WHAT IS ASKED
Work out how many lines in the data hold the word "this", and reply with that number only.

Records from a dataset
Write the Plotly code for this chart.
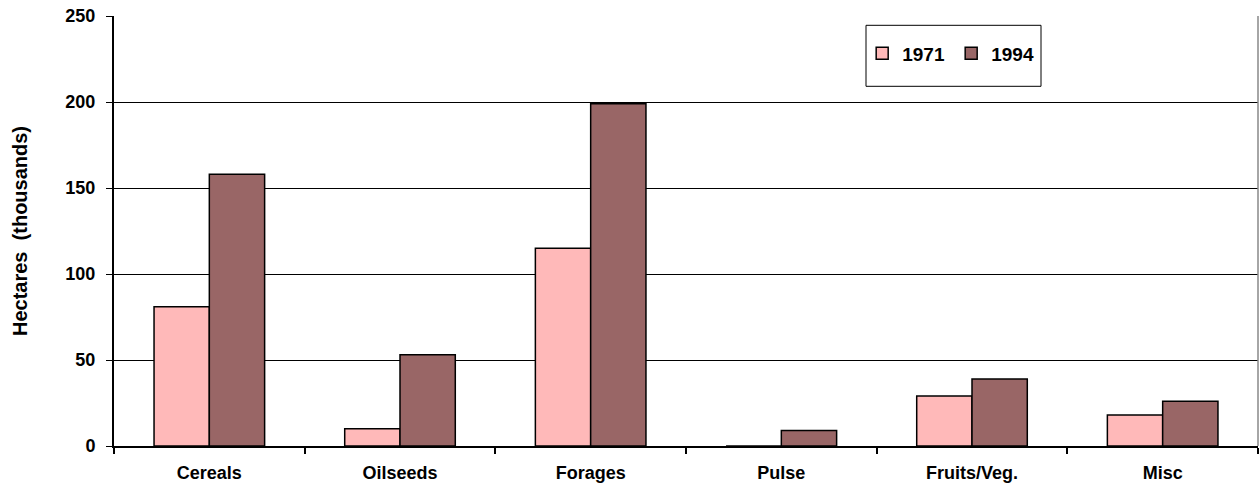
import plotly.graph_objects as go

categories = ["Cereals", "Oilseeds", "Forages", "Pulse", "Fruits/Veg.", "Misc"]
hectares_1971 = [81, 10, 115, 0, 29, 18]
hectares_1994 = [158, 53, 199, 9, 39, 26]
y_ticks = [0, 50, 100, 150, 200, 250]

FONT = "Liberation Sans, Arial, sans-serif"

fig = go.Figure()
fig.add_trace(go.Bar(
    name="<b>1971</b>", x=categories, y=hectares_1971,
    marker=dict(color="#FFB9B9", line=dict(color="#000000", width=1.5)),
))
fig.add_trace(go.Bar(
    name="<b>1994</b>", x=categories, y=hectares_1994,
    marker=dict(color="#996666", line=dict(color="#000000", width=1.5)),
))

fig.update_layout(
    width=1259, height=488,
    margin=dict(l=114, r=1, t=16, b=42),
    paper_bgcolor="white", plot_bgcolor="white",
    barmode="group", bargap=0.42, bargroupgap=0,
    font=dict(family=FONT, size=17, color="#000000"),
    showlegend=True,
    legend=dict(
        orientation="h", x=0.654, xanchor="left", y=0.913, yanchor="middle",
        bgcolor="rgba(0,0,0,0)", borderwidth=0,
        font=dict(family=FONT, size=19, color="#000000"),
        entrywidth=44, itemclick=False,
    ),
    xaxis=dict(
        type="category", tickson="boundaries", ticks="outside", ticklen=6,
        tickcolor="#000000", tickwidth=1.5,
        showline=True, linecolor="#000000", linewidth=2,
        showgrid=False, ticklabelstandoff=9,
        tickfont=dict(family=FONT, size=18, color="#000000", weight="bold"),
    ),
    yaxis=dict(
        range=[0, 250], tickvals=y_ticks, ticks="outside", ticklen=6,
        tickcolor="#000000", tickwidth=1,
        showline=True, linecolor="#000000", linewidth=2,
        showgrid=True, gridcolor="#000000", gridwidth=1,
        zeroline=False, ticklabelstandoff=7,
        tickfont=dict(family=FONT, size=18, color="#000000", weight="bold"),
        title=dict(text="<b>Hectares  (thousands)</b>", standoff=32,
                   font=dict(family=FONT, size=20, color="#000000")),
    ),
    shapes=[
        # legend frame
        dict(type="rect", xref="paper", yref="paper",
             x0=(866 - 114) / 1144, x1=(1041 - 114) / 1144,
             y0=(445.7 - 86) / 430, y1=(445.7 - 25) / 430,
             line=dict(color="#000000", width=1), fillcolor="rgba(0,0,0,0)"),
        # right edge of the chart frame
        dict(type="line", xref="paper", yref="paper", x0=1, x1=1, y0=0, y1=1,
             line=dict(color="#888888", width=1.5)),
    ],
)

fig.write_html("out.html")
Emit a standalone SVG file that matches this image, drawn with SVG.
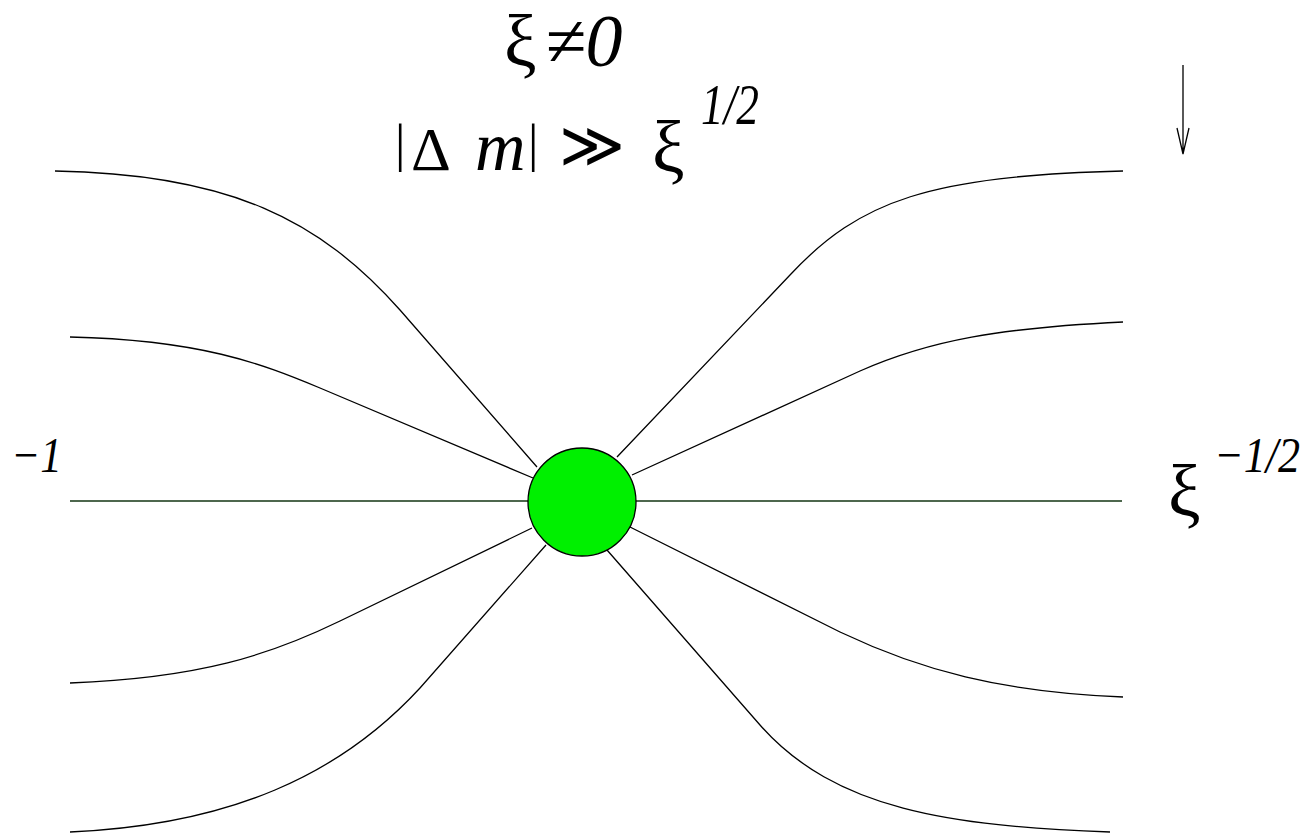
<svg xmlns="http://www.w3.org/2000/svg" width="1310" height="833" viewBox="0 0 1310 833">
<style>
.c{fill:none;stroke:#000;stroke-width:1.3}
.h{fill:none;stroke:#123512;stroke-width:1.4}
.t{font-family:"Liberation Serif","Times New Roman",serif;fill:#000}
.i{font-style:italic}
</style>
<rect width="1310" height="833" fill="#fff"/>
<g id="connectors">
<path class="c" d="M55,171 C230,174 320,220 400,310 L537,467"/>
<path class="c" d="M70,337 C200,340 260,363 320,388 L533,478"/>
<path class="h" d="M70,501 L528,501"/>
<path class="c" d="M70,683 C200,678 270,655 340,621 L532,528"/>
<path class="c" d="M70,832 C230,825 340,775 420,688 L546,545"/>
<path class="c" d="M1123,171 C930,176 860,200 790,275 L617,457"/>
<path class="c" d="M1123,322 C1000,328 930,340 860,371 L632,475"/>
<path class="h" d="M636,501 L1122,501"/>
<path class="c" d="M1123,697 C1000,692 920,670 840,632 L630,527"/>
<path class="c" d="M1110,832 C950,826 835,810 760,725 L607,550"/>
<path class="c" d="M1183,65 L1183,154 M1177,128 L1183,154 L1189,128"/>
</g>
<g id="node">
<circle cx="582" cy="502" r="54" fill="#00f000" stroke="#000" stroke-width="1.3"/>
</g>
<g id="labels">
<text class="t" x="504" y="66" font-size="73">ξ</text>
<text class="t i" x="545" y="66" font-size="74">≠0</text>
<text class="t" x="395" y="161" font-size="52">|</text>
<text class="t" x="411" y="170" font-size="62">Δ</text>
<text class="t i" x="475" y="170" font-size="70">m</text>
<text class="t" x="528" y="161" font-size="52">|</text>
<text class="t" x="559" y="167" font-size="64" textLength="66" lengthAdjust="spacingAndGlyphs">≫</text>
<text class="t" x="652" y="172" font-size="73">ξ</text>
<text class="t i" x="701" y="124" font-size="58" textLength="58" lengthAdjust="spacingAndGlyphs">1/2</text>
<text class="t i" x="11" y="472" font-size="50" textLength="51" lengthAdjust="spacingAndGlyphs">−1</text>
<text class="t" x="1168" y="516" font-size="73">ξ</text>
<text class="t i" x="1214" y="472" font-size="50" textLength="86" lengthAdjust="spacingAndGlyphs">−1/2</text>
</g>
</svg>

TASK OUTPUT
2